Sanitary sewer backup? Yuck!

Sadly, many people are afraid of Minneapolis lakes and think they’re dirty and dangerous. While the lakes can have elevated E-coli levels and occasional sewer back-up issues, mostly they are fine to swim in. I’ve been swimming in Lake Nokomis for over 10 years, 3-4 times a week, and I’ve never gotten sick. Anecdotal, I know, but there’s also data to support my experience and management plans and daily/weekly work to ensure the water is safe to be in. Here’s a great resource I just found that I’d like to dig into — to learn more and get some poetry inspiration. It’s a white paper from 2019 called Lake Nokomis Area Groundwater and Surface Water Evaluation.
Another resource: Minneapolis Parks Lake Resources

swim: 4 nokomis loops
open swim cedar lake
80 degrees

Wonderful conditions! Buoyant, calm water.
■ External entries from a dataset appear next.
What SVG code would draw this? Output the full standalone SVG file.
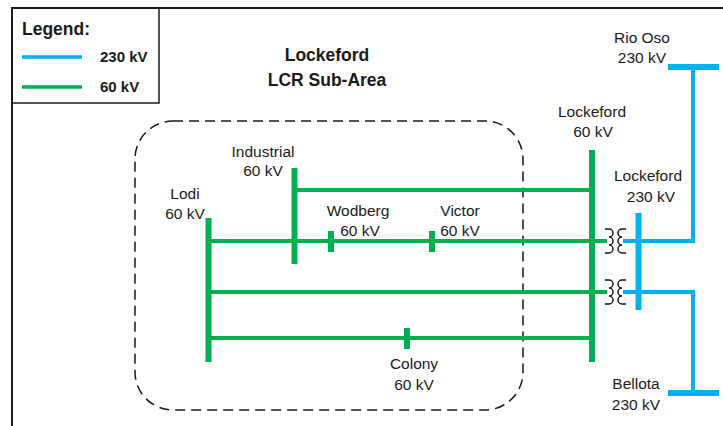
<svg xmlns="http://www.w3.org/2000/svg" width="723" height="426" viewBox="0 0 723 426">
<style>
text{font-family:"Liberation Sans",Arial,sans-serif;font-size:15.5px;fill:#1a1a1a;text-anchor:middle}
.b{font-weight:bold}
.g{stroke:#00B050;fill:none}
.bl{stroke:#00B0F0;fill:none}
.bus{stroke-width:6}
.ln{stroke-width:4}
.coil{stroke:#1a1a1a;stroke-width:1.5;fill:none}
</style>
<rect width="723" height="426" fill="#fff"/>
<g id="frame">
<path d="M12,426 V8 H723" stroke="#1a1a1a" stroke-width="2" fill="none"/>
</g>
<g id="legend">
<rect x="12" y="8" width="147" height="95" fill="none" stroke="#1a1a1a" stroke-width="1.5"/>
<text x="22" y="35" class="b" style="text-anchor:start;font-size:17.5px">Legend:</text>
<line x1="22" y1="57" x2="82" y2="57" class="bl" stroke-width="3.5"/>
<text x="100" y="62" class="b" style="text-anchor:start;font-size:15px">230 kV</text>
<line x1="22" y1="87" x2="82" y2="87" class="g" stroke-width="3.5"/>
<text x="100" y="92" class="b" style="text-anchor:start;font-size:15px">60 kV</text>
</g>
<g id="title">
<text x="327" y="61" class="b" style="font-size:17.5px">Lockeford</text>
<text x="327" y="86" class="b" style="font-size:17.5px">LCR Sub-Area</text>
</g>
<g id="subarea">
<rect x="135" y="121" width="388" height="289" rx="38" ry="38" fill="none" stroke="#1a1a1a" stroke-width="1.5" stroke-dasharray="10,6"/>
</g>
<g id="connectors">
<line x1="294" y1="190" x2="592" y2="190" class="g ln"/>
<line x1="208" y1="241" x2="607" y2="241" class="g ln"/>
<line x1="208" y1="292" x2="607" y2="292" class="g ln"/>
<line x1="208" y1="338" x2="592" y2="338" class="g ln"/>
<line x1="623" y1="241" x2="693" y2="241" class="bl ln"/>
<line x1="623" y1="292" x2="693" y2="292" class="bl ln"/>
<line x1="693" y1="67" x2="693" y2="243" class="bl ln"/>
<line x1="693" y1="290" x2="693" y2="393" class="bl ln"/>
</g>
<g id="lodi">
<line x1="208.5" y1="218" x2="208.5" y2="362" class="g bus"/>
<text x="185" y="199">Lodi</text>
<text x="185" y="219">60 kV</text>
</g>
<g id="industrial">
<line x1="294.5" y1="168" x2="294.5" y2="264" class="g bus"/>
<text x="263" y="157">Industrial</text>
<text x="263" y="176">60 kV</text>
</g>
<g id="wodberg">
<line x1="331" y1="231" x2="331" y2="252" class="g bus"/>
<text x="358" y="216">Wodberg</text>
<text x="360" y="236">60 kV</text>
</g>
<g id="victor">
<line x1="432" y1="231" x2="432" y2="252" class="g bus"/>
<text x="460" y="216">Victor</text>
<text x="460" y="236">60 kV</text>
</g>
<g id="colony">
<line x1="407" y1="328" x2="407" y2="349" class="g bus"/>
<text x="414" y="369">Colony</text>
<text x="414" y="390">60 kV</text>
</g>
<g id="lockeford60">
<line x1="592" y1="150" x2="592" y2="362" class="g bus"/>
<text x="592" y="117">Lockeford</text>
<text x="593" y="137">60 kV</text>
</g>
<g id="transformer1">
<path class="coil" d="M605,229 H609 a4,4 0 0 1 0,8 a4,4 0 0 1 0,8 a4,4 0 0 1 0,8 H605"/>
<path class="coil" d="M626,229 H622 a4,4 0 0 0 0,8 a4,4 0 0 0 0,8 a4,4 0 0 0 0,8 H626"/>
</g>
<g id="transformer2">
<path class="coil" d="M605,280 H609 a4,4 0 0 1 0,8 a4,4 0 0 1 0,8 a4,4 0 0 1 0,8 H605"/>
<path class="coil" d="M626,280 H622 a4,4 0 0 0 0,8 a4,4 0 0 0 0,8 a4,4 0 0 0 0,8 H626"/>
</g>
<g id="lockeford230">
<line x1="638.5" y1="213" x2="638.5" y2="310" class="bl bus"/>
<text x="648" y="181">Lockeford</text>
<text x="651" y="202">230 kV</text>
</g>
<g id="riooso">
<line x1="668" y1="67" x2="719" y2="67" class="bl bus"/>
<text x="642" y="43">Rio Oso</text>
<text x="642" y="63">230 kV</text>
</g>
<g id="bellota">
<line x1="668" y1="393" x2="719" y2="393" class="bl bus"/>
<text x="636" y="389">Bellota</text>
<text x="636" y="410">230 kV</text>
</g>
</svg>
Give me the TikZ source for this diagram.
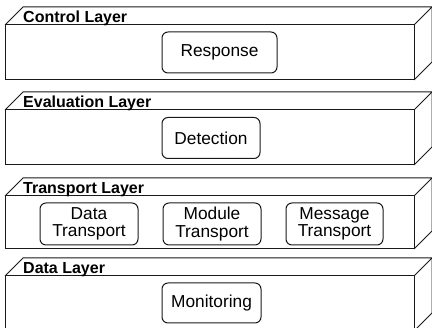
\documentclass[tikz,border=0pt]{standalone}
\usepackage{fontspec}
\setmainfont{Liberation Sans}
\begin{document}
\begin{tikzpicture}[x=1pt, y=-1pt,
  edge/.style={draw=black!90, line width=1pt, line join=miter},
  layerlabel/.style={anchor=base west, inner sep=0pt,
    font=\fontsize{16}{17}\selectfont\bfseries},
  func/.style={draw=black!90, line width=1pt, rounded corners=6pt,
    inner sep=0pt, align=center,
    font=\fontsize{17.3}{17.5}\selectfont},
]
\useasboundingbox (0,0) rectangle (432,328);
\clip (0,0) rectangle (432,328);

% layer boxes: front top, front bottom, depth offset 18
\foreach \ft/\fb in {25/80, 110/165, 196/249, 276/331}{
  \draw[edge] (5,\ft) rectangle (414,\fb);
  \draw[edge] (5,\ft) -- (23,\ft-18) -- (432,\ft-18) -- (414,\ft);
  \draw[edge] (414,\fb) -- (432,\fb-18) -- (432,\ft-18);
}

% layer names on the top faces
\node[layerlabel] (lctl) at (23,22.5) {Control Layer};
\node[layerlabel] (leval) at (23,107.5) {Evaluation Layer};
\node[layerlabel] (ltrans) at (23,193.5) {Transport Layer};
\node[layerlabel] (ldata) at (23,273.5) {Data Layer};

% functions of each layer
\node[func, minimum width=115pt, minimum height=41pt] (resp) at (219.5,52.5) {Response};
\node[func, minimum width=98pt, minimum height=41pt] (det) at (211,138) {Detection};
\node[func, minimum width=98pt, minimum height=42pt] (dtr) at (89,224) {Data\\Transport};
\node[func, minimum width=98pt, minimum height=42pt] (mtr) at (212,224) {Module\\Transport};
\node[func, minimum width=97pt, minimum height=42pt] (msg) at (334.5,224) {Message\\Transport};
\node[func, minimum width=99pt, minimum height=40pt] (mon) at (211.5,303) {Monitoring};
\end{tikzpicture}
\end{document}
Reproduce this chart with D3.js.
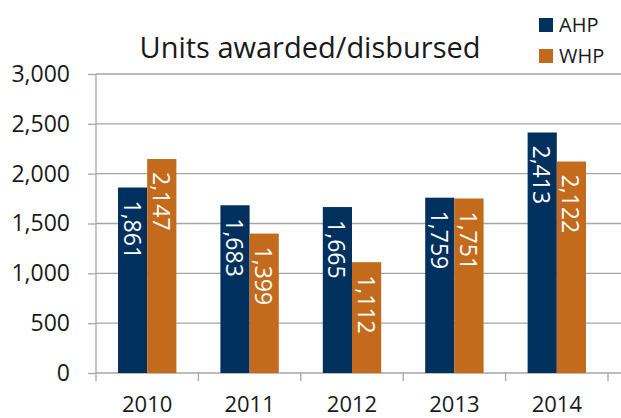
<!DOCTYPE html>
<html><head><meta charset="utf-8">
<script src="https://cdn.jsdelivr.net/npm/d3@7"></script>
<style>body{margin:0;background:#fff}svg{display:block}text{font-family:"Open Sans",sans-serif}</style>
</head><body><svg id="c" width="621" height="418"></svg>
<script>
const categories = ["2010","2011","2012","2013","2014"];
const seriesNames = ["AHP","WHP"];
const ahpValues = [1861,1683,1665,1759,2413];
const whpValues = [2147,1399,1112,1751,2122];
const yTicks = [0,500,1000,1500,2000,2500,3000];
const colors = {AHP:"#00305E", WHP:"#C46A1C"};

const svg = d3.select("#c");
const x = d3.scaleBand().domain(categories).range([96,608]).paddingInner(0.43).paddingOuter(0.215);
const x0 = d3.scaleBand().domain(categories).range([96,608]);
const xs = d3.scaleBand().domain(seriesNames).range([0, x.bandwidth()]);
const y = d3.scaleLinear().domain([0,3000]).range([373,74]);
const fmt = d3.format(",");

// gridlines
svg.append("g").selectAll("line").data(yTicks.filter(d=>d>0)).join("line")
  .attr("x1",96).attr("x2",621).attr("y1",d=>y(d)).attr("y2",d=>y(d))
  .attr("stroke","#a6a6a6").attr("stroke-width",1.3);

// y axis
const yAxis = svg.append("g").attr("transform","translate(96,0)")
  .call(d3.axisLeft(y).tickValues(yTicks).tickFormat(fmt).tickSize(8).tickPadding(18));
yAxis.select(".domain").attr("stroke","#a6a6a6").attr("stroke-width",1.3).attr("d","M0,373V74");
yAxis.selectAll(".tick line").attr("stroke","#a6a6a6").attr("stroke-width",1.3);
yAxis.selectAll(".tick text").attr("font-size",23).attr("fill","#1a1a1a").attr("font-family","Open Sans");

// x axis
const xAxis = svg.append("g").attr("transform","translate(0,373)")
  .call(d3.axisBottom(x0).tickSize(0).tickPadding(23));
xAxis.select(".domain").attr("stroke","#a6a6a6").attr("stroke-width",1.3).attr("d","M96,0H621");
xAxis.selectAll(".tick text").attr("font-size",22).attr("fill","#1a1a1a").attr("font-family","Open Sans");
svg.append("g").selectAll("line").data(categories.concat(["end"])).join("line")
  .attr("x1",(d,i)=>96+i*x0.step()).attr("x2",(d,i)=>96+i*x0.step())
  .attr("y1",373).attr("y2",381).attr("stroke","#a6a6a6").attr("stroke-width",1.3);

// bars
const rows = categories.map((c,i)=>({cat:c, AHP:ahpValues[i], WHP:whpValues[i]}));
const g = svg.append("g");
seriesNames.forEach(s=>{
  g.selectAll("rect."+s).data(rows).join("rect").attr("class",s)
    .attr("x",d=>x(d.cat)+xs(s)).attr("width",xs.bandwidth())
    .attr("y",d=>y(d[s])).attr("height",d=>y(0)-y(d[s]))
    .attr("fill",colors[s]);
  g.selectAll("text."+s).data(rows).join("text").attr("class",s)
    .attr("transform",d=>`translate(${x(d.cat)+xs(s)+xs.bandwidth()/2},${y(d[s])+13}) rotate(90)`)
    .attr("text-anchor","start").attr("dominant-baseline","central")
    .attr("font-size",23).attr("fill","#fff").text(d=>fmt(d[s]));
});

// title
svg.append("text").attr("x",310).attr("y",58).attr("text-anchor","middle")
  .attr("font-size",29).attr("fill","#1a1a1a").text("Units awarded/disbursed");

// legend
const lg = svg.append("g");
seriesNames.forEach((s,i)=>{
  lg.append("rect").attr("x",539).attr("y",18+i*31).attr("width",14).attr("height",14).attr("fill",colors[s]);
  lg.append("text").attr("x",559).attr("y",32+i*31)
    .attr("font-size",20).attr("fill","#1a1a1a").text(s);
});
</script></body></html>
Hardly any wind. Strong legs and shoulders and lungs.

10 Things

  1. the light on the trees, giving off a hint of red, almost as if the leaves were whispering, fall is coming
  2. the light, lower in the sky, making everyone/everything give off a soft glow
  3. the surface of the water — smooth, sometimes blue, something army green, sometimes reflecting the fading light
  4. a paddle boarder moving through the course, standing straight on his board, looking very tall and upright — I think it was a lifeguard
  5. 2 swimmers treading water in the middle of the lake, chatting and catching each other up on their lives
  6. scratchy, insistent vines, wrapping around me each time I rounded the far buoy near hidden beach
  7. bubbles! barely seen in the opaque water
  8. mostly warm water with brief pockets of COLD
  9. talking with another swimmer after finishing, lamenting the nokomis closure and the end of another season — I said, we didn’t even get to say good-bye
  10. the lifeguards on kayaks were way out on the sides of the course, making the course much wider. I kept trying to go out farther to reach them but the lake kept wanting me to swim closer in — is it a current?